What you should do - Count the lines containing "React". Give the number alone.

Records for processing -
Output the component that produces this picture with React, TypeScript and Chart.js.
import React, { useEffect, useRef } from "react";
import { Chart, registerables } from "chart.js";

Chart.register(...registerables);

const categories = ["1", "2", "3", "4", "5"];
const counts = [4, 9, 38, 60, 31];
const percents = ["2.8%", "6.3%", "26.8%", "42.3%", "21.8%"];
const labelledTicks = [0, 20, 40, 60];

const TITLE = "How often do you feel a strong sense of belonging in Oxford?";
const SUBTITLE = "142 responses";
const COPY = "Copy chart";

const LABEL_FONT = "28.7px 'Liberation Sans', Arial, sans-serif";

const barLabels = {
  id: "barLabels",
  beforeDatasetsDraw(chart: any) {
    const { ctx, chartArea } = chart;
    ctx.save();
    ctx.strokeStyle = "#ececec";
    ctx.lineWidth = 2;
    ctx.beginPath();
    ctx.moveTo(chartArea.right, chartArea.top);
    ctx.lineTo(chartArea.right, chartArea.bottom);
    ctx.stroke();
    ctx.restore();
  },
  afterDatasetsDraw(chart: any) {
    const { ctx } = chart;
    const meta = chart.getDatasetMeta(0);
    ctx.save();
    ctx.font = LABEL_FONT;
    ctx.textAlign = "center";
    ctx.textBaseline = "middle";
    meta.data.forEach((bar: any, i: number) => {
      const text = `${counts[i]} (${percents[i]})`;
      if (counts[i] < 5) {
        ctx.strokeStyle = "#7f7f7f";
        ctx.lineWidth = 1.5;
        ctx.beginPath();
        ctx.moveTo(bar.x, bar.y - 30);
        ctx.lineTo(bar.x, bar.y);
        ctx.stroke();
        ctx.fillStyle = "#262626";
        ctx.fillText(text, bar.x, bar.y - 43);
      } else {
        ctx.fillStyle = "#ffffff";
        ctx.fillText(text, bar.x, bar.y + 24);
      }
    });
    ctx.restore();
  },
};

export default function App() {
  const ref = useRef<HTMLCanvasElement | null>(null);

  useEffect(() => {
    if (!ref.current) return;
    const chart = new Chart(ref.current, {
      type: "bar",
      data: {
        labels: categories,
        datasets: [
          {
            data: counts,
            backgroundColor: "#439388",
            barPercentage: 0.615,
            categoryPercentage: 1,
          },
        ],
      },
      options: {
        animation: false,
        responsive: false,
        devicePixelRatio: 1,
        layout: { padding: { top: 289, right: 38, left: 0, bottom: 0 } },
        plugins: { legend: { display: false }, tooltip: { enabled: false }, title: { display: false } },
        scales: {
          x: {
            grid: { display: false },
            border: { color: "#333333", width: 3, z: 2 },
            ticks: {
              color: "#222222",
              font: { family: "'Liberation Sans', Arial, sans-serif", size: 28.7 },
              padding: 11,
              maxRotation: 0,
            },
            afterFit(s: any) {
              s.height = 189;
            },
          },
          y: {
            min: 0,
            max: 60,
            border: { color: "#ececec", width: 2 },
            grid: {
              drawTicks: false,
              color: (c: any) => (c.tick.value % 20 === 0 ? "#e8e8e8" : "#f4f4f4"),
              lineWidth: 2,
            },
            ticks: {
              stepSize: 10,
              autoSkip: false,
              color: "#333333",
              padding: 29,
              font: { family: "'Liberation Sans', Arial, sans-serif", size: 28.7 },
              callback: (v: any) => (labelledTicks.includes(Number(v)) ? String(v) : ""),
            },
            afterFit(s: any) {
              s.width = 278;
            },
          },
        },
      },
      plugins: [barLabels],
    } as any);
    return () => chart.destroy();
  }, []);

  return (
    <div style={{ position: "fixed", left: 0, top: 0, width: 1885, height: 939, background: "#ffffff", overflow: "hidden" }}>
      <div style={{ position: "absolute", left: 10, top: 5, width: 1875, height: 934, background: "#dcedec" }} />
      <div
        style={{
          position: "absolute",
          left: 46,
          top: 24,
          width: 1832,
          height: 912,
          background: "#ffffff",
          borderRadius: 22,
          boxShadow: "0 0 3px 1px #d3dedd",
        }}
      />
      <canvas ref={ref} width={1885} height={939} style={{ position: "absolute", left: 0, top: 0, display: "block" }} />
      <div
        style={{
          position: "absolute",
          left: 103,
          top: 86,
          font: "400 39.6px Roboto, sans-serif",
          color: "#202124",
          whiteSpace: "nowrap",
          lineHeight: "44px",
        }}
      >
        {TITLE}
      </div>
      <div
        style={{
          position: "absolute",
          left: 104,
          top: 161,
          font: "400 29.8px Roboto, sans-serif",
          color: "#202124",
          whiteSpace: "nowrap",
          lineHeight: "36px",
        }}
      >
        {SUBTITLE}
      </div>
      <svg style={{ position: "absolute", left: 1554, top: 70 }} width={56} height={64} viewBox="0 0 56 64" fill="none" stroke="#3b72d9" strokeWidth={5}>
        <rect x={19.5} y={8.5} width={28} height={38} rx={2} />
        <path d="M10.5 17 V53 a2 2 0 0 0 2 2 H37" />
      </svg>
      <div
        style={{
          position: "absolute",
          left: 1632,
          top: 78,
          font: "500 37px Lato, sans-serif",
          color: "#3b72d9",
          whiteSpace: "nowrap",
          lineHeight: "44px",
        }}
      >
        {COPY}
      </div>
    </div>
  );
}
* * *
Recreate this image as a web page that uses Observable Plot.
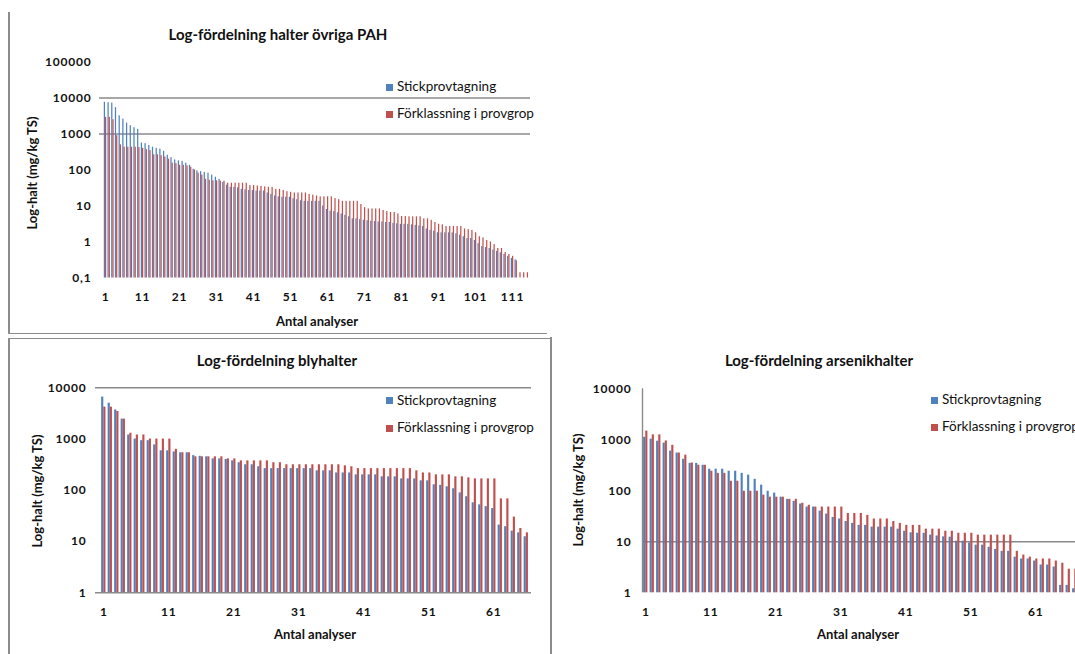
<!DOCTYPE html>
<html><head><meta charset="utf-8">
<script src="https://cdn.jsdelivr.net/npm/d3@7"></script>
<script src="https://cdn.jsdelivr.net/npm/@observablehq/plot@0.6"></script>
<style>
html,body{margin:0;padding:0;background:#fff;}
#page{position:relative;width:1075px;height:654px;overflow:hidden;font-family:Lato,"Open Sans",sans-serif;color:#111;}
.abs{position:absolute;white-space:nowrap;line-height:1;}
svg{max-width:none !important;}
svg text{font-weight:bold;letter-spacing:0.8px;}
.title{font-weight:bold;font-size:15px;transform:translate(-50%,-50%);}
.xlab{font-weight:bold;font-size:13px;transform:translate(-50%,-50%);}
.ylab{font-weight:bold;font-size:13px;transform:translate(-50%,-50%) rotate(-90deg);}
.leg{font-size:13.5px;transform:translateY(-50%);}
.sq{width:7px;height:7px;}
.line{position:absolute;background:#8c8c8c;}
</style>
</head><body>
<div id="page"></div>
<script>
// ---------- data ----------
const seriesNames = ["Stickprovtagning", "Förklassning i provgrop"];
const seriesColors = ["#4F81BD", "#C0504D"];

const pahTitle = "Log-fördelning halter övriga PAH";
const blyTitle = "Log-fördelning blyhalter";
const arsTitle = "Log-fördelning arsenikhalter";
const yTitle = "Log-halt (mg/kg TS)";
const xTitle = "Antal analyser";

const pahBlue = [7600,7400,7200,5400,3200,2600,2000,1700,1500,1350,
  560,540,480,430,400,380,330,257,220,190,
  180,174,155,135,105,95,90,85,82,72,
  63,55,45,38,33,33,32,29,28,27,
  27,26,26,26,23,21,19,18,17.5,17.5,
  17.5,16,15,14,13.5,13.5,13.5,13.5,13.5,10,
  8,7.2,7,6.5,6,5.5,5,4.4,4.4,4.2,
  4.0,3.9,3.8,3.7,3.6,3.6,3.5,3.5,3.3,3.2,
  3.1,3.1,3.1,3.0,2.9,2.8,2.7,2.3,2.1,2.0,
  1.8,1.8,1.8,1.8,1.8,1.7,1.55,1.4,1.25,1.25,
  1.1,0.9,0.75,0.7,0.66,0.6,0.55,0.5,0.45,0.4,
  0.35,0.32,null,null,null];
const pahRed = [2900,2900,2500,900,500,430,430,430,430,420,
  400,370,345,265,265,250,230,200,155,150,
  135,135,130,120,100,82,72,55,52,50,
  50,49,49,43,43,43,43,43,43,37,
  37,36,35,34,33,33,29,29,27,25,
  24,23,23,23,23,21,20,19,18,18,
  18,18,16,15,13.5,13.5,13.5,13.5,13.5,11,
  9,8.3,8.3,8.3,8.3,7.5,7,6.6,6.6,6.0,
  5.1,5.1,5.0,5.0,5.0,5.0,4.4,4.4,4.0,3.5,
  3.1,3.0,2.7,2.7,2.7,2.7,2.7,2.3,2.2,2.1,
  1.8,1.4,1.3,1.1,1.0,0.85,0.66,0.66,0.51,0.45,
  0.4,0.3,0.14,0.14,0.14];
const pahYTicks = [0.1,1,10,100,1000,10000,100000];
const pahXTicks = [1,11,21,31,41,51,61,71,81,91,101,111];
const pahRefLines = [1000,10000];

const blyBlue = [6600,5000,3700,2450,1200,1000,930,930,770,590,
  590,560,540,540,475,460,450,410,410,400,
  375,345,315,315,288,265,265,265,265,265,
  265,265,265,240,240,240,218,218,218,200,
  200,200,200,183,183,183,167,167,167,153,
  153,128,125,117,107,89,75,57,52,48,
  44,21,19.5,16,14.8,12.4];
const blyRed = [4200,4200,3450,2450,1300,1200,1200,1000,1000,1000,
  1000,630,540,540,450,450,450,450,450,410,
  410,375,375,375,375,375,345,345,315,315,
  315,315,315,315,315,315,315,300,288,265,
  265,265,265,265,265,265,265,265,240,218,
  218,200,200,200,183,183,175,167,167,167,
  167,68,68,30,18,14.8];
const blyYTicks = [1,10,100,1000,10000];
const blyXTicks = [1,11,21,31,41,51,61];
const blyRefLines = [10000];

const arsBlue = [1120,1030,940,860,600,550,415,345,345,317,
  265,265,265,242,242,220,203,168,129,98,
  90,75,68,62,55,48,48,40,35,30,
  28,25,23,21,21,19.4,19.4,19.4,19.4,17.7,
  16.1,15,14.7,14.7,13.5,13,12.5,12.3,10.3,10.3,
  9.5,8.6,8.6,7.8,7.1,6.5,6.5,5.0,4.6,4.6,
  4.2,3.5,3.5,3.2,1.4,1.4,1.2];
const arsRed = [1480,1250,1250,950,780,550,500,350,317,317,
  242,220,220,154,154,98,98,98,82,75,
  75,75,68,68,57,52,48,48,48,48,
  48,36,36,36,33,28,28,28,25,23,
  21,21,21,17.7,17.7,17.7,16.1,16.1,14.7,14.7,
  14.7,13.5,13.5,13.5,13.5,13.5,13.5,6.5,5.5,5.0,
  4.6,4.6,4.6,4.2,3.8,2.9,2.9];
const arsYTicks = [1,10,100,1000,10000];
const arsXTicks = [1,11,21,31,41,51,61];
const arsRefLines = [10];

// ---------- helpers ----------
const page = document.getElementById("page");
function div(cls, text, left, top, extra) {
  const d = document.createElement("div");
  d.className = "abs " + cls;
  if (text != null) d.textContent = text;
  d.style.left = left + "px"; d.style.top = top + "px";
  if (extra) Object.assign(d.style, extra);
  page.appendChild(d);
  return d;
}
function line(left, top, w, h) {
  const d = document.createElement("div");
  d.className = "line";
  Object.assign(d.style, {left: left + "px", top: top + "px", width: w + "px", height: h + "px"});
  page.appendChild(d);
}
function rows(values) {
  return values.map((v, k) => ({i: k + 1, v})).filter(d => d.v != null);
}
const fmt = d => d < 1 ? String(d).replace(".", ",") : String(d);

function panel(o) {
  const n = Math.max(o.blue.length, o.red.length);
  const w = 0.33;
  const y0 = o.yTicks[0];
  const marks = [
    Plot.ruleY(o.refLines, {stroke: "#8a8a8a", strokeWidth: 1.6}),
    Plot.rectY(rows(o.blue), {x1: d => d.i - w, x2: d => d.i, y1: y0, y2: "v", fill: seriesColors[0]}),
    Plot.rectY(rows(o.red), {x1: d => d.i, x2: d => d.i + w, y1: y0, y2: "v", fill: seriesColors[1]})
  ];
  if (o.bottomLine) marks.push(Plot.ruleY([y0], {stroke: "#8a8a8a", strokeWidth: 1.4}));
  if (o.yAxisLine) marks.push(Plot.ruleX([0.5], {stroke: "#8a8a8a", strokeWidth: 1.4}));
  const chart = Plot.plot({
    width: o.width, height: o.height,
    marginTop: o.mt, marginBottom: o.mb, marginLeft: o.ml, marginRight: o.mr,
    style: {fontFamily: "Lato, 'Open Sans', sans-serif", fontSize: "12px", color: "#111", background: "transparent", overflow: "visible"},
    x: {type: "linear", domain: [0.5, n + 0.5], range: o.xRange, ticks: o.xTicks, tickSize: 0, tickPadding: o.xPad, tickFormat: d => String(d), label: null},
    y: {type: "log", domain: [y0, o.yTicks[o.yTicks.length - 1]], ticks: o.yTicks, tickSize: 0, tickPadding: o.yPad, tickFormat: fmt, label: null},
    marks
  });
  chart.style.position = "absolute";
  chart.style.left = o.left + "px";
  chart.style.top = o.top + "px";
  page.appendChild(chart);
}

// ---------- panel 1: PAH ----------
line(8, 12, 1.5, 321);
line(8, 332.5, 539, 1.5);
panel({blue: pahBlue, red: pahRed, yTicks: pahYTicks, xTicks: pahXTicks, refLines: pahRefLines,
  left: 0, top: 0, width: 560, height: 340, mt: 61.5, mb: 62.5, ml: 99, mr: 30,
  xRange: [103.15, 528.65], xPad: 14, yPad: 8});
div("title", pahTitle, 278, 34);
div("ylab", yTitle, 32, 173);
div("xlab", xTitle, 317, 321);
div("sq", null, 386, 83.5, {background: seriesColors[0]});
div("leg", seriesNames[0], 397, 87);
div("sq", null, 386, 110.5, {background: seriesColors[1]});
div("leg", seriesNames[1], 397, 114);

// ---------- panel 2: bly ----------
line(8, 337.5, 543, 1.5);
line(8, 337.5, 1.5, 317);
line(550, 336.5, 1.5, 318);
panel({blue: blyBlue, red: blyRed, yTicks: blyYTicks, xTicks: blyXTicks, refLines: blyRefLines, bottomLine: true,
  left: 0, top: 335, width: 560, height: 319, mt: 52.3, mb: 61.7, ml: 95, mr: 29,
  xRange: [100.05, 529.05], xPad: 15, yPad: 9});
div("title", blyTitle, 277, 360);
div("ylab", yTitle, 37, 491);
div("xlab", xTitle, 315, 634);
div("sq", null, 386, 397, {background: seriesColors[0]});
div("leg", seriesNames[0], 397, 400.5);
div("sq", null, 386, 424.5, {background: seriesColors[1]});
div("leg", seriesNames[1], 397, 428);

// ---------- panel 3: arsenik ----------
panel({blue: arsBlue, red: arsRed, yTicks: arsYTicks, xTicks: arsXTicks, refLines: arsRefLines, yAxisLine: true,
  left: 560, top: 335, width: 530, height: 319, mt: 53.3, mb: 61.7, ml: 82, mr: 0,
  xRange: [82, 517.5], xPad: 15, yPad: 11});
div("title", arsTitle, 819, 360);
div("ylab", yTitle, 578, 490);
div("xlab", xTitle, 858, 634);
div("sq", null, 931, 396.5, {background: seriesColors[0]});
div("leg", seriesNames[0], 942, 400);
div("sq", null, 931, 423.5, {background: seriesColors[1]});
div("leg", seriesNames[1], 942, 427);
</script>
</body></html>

Response for this exercise - 2